I decided to mess around with the individual ports' settings, and hit gold when I changed the the port speed setting. On all of the Netgear's ports, auto is set for the speed... All of the cables connected to the switch are made up of the same (I believe) cat5e ethernet cable, but the auto-negotiated speeds range from 10m to 1000m. I'm not sure if it's crappy cable or crappy termination jobs... I haven't bothered to look at them this year as there has been more pressing matters, and we haven't had to transfer much data.

Anyway, it looks like the two switches were unable to auto-negotiate a speed. When I switched it to 100mbps, it came right up and started working.

Any ideas why this might be? Again, both of the new switches we ordered were gigabit Trendnet switches, and don't appear to be different aside from the port count. The 16-port works just fine (but it's connected with a short factory-made cable), but the 8-port doesn't (long custom-made cable of questionable quality). I'm guessing it's gotta be the cables.
 
Poor cables and/or incompatible PHYs, doing gigabit (properly) you _must_ use auto neg.
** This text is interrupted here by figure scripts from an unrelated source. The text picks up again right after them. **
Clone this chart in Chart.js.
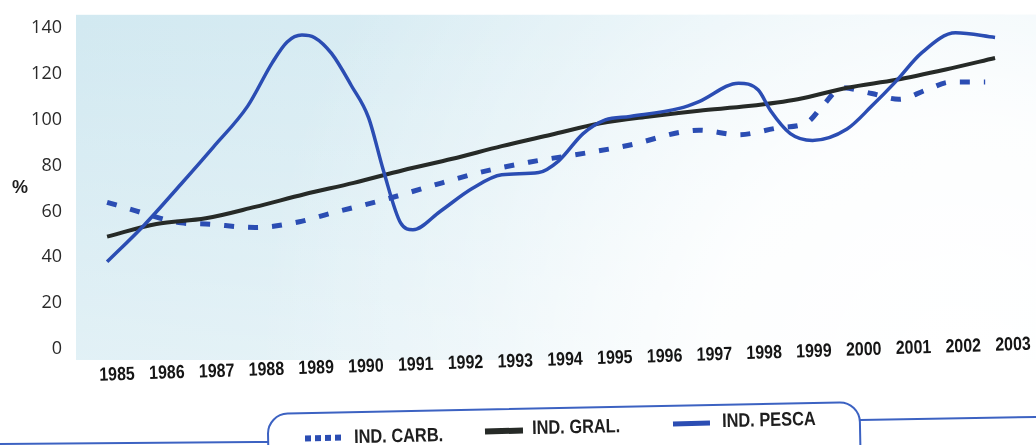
<!DOCTYPE html>
<html>
<head>
<meta charset="utf-8">
<script src="https://cdn.jsdelivr.net/npm/chart.js@4/dist/chart.umd.min.js"></script>
<style>
  body{ margin:0; background:#fff; }
  #wrap{ position:relative; width:1036px; height:445px; overflow:hidden; }
  #chart{ position:absolute; left:0; top:0; }
  #frame{ position:absolute; left:0; top:0; }
  .pct{ position:absolute; left:12px; top:177px; font:bold 18px "Liberation Sans", sans-serif; color:#1e1e1e; }
  .sample{ position:absolute; transform:rotate(-1.2deg); }
  .ltxt{ position:absolute; font:bold 19.5px "Liberation Sans", sans-serif; color:#1e1e1e; line-height:20px; transform-origin:left center; transform:rotate(-1.2deg) scaleX(0.84); white-space:nowrap; }
</style>
</head>
<body>
<div id="wrap">
  <canvas id="chart" width="1036" height="445"></canvas>
  <svg id="frame" width="1036" height="445">
    <path d="M0,444 L270,442" stroke="#3c62c2" stroke-width="2" fill="none"/>
    <rect x="268" y="408" width="592" height="70" rx="20" ry="20" stroke="#3c62c2" stroke-width="2" fill="#fff" transform="rotate(-1.15 564 430)"/>
    <path d="M860,420 L1036,417" stroke="#3c62c2" stroke-width="2" fill="none"/>
  </svg>
  <div class="pct">%</div>

  <div class="sample" style="left:305px;top:435px;width:38px;height:6px;background:repeating-linear-gradient(90deg,#2b4db3 0 6px,transparent 6px 10px);"></div>
  <div class="ltxt" style="left:354px;top:426px;">IND. CARB.</div>

  <div class="sample" style="left:485px;top:428px;width:38px;height:6px;background:#262a27;"></div>
  <div class="ltxt" style="left:532px;top:417px;">IND. GRAL.</div>

  <div class="sample" style="left:673px;top:421px;width:37px;height:5px;background:#2b4db3;"></div>
  <div class="ltxt" style="left:722px;top:410px;">IND. PESCA</div>
</div>

<script>
// years shown under the axis
const years = [1985,1986,1987,1988,1989,1990,1991,1992,1993,1994,1995,1996,1997,1998,1999,2000,2001,2002,2003];
const yTicks = [0,20,40,60,80,100,120,140];

// IND. GRAL. (solid black)
const gralValues = [49,54.5,57,62,67.5,72.5,78,83,88.5,93.5,98.5,101.5,104,106,109,114,117.5,122,127];

// IND. CARB. (dashed blue), read at the bends of the curve
const carbYears  = [1985,1985.55,1986,1986.5,1987,1988,1988.9,1989.5,1990.6,1991.55,1992.55,1993.55,1994.7,1995.6,1996.6,1997,1997.8,1998.6,1999.2,1999.5,1999.9,2000.5,2001.05,2001.6,2002.1,2002.8];
const carbValues = [64,60.5,57.5,55,54.5,53,55.5,59,65,71,77,81.5,85.5,89,94.5,95.5,93.5,96.5,99,106,114,111.5,109,113,116.5,116.5];

// IND. PESCA (solid blue)
const pescaYears  = [1985,1985.75,1986.5,1987.15,1987.85,1988.35,1988.65,1988.95,1989.2,1989.55,1989.95,1990.3,1990.6,1990.95,1991.2,1991.75,1992.4,1993,1993.75,1994.15,1994.65,1995.1,1995.6,1996.6,1997,1997.8,1998.2,1998.45,1998.85,1999.3,2000,2000.5,2001,2001.5,2002.2,2003];
const pescaValues = [38,54,72,88,106,125,134,137,136,129,115,101,78,55,52,60,70,76,77,82,94,100,101.5,105,108,116,113,104,94,91,96,106,117,129,138,136];

const BLUE = '#2b4db3';
const DARK = '#262a27';

const pts = (xs, ys) => xs.map((x,i)=>({x, y: ys[i]}));

const bgPlugin = {
  id:'bg',
  beforeDatasetsDraw(chart){
    const {ctx, chartArea:a} = chart;
    const h = a.bottom - a.top + 4;
    ctx.save();
    const lin = ctx.createLinearGradient(a.left, 0, a.right, 0);
    lin.addColorStop(0, '#d2e9f1');
    lin.addColorStop(1, '#e4f2f7');
    ctx.fillStyle = lin;
    ctx.fillRect(a.left, a.top - 2, a.right - a.left, h);
    const vert = ctx.createLinearGradient(0, a.top, 0, a.bottom);
    vert.addColorStop(0, 'rgba(255,255,255,0)');
    vert.addColorStop(1, 'rgba(255,255,255,0.35)');
    ctx.fillStyle = vert;
    ctx.fillRect(a.left, a.top - 2, a.right - a.left, h);
    const rad = ctx.createRadialGradient(a.right - 80, a.bottom + 10, 0, a.right - 80, a.bottom + 10, 700);
    rad.addColorStop(0, 'rgba(255,255,255,1)');
    rad.addColorStop(0.35, 'rgba(255,255,255,0.9)');
    rad.addColorStop(0.7, 'rgba(255,255,255,0.35)');
    rad.addColorStop(1, 'rgba(255,255,255,0)');
    ctx.fillStyle = rad;
    ctx.fillRect(a.left, a.top - 2, a.right - a.left, h);
    ctx.restore();
  }
};

// year labels sit on a slightly tilted baseline in the scan
const yearLabels = {
  id:'yearLabels',
  afterDraw(chart){
    const {ctx, chartArea:a} = chart;
    const sx = chart.scales.x;
    ctx.save();
    ctx.font = 'bold 19px "Liberation Sans", sans-serif';
    ctx.fillStyle = '#151515';
    ctx.textAlign = 'center';
    ctx.textBaseline = 'middle';
    years.forEach((yr,i)=>{
      const t = i/(years.length-1);
      const x = sx.getPixelForValue(yr) + 10 + 8*t;
      const y = a.bottom + 17 - 30*t;
      ctx.save();
      ctx.translate(x, y);
      ctx.rotate(-0.03);
      ctx.scale(0.84, 1);
      ctx.fillText(String(yr), 0, 0);
      ctx.restore();
    });
    ctx.restore();
  }
};

new Chart(document.getElementById('chart'), {
  type:'line',
  data:{
    datasets:[
      { label:'IND. PESCA', data: pts(pescaYears, pescaValues), borderColor: BLUE, borderWidth: 3.5, pointRadius:0, fill:false, cubicInterpolationMode:'monotone' },
      { label:'IND. GRAL.', data: pts(years, gralValues), borderColor: DARK, borderWidth: 4, pointRadius:0, fill:false, cubicInterpolationMode:'monotone' },
      { label:'IND. CARB.', data: pts(carbYears, carbValues), borderColor: BLUE, borderWidth: 5, borderDash:[10,14], borderCapStyle:'butt', pointRadius:0, fill:false, cubicInterpolationMode:'monotone' }
    ]
  },
  options:{
    responsive:false,
    animation:false,
    layout:{ padding:{ top:12, right:0, bottom:0, left:0 } },
    plugins:{ legend:{ display:false }, tooltip:{ enabled:false } },
    scales:{
      x:{
        type:'linear', min:1984.37, max:2003.83,
        grid:{ display:false }, border:{ display:false },
        ticks:{ display:false },
        afterBuildTicks(s){ s.ticks = years.map(v=>({value:v})); },
        afterFit(s){ s.height = 87; }
      },
      y:{
        min:-4, max:145,
        grid:{ display:false }, border:{ display:false },
        ticks:{ color:'#2a2a2a', padding:6, font:{ family:'"Open Sans", sans-serif', size:18 } },
        afterBuildTicks(s){ s.ticks = yTicks.map(v=>({value:v})); },
        afterFit(s){ s.width = 76; }
      }
    }
  },
  plugins:[bgPlugin, yearLabels]
});
</script>
</body>
</html>
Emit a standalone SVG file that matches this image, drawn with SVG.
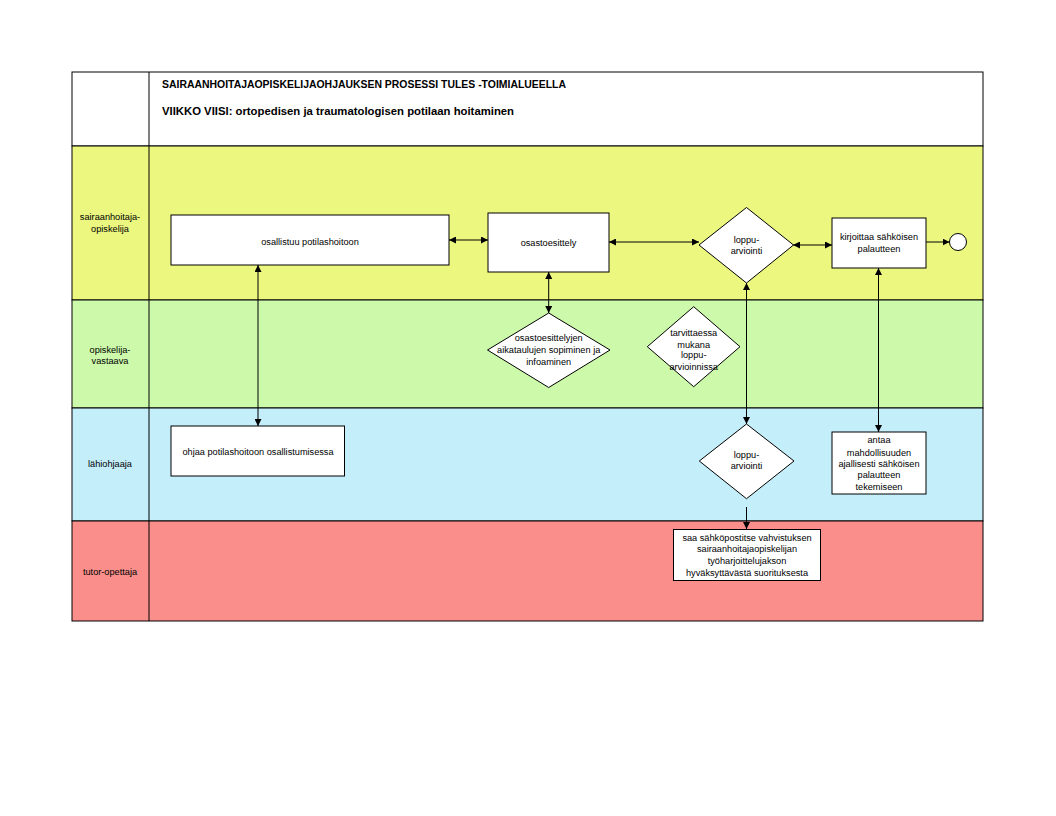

I have a Realtek based switch here which refuses to connect (link) with a Kyocera printer, tried different ports and cables. Replaced it and everything was fine so you may run into "funny" incompatibilities sometimes.
//Danne
 
I have had a lot of issues with netgear switches negotiating speed properly even with other netgear switches. Which is why I no longer use them and use trendnet dumb switches and or hp smart/managed switches for clients.